SANTIAGO, Chile — U.S. Secretary of State Hillary Clinton made a small dent in Chile's growing needs following a massive earthquake, handing over 25 satellite phones Tuesday while promising more in the country's capital.
"We stand ready to help in any way that the government of Chile asks us to. We want to help Chile, who has done so much to help others," Clinton said during a brief visit that took her nowhere near areas with heavy damage.
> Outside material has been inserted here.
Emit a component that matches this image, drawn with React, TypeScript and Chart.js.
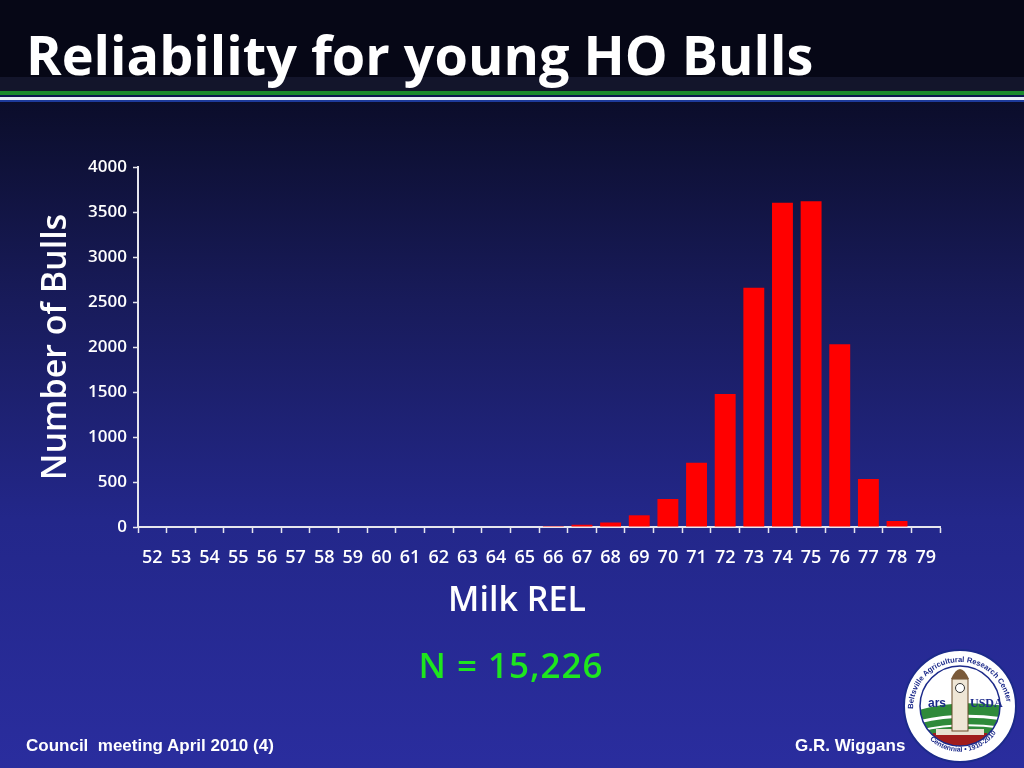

She spent most of her time at an undamaged area of the airport.
Meeting with the country's president-elect, Clinton said she is sure Chile is handling the disaster well. "There is no doubt in my mind, as we stand here at an airport that thankfully is functioning and relief flights are coming in, that Chile is prepared, is dealing with this massive disaster and will be on the road to an even better recovery in the future," she said.
Clinton said there has been no discussion of sending U.S. troops to help distribute aid or keep order, as was done in Haiti following the far more deadly earthquake there in January.
She gave one of the donated phones directly to current President Michelle Bachelet, who had said shortly after Saturday's predawn quake that her country did not need much help from other nations. That changed as the magnitude of the disaster became clear — power, water, food and medical care are urgent needs in the country's second-largest city, Concepcion, and along a coast hit by both the quake and a resulting tsunami.
The United States has pledged additional help, including a field hospital with surgical facilities that Clinton said is "ready to go."
Bachelet's recent requests for outside help come amid rising criticism that her government has been slow to reach with its own resources and slow to ask others to step in. Bachelet has said her government needed time to determine where the needs were greatest.
"We have these things in our country, but how can we get them to the people if we don't have bridges and roads?" said Bachelet, who is nearing the end of her term in office.
Lawlessness and hunger are on the rise. The central government was forced to send thousands of troops to guard against looting and other crime in Concepcion.
Bachelet said it is impossible to know the extent of damage now, but that one estimate is that it will cost $30 billion to rebuild.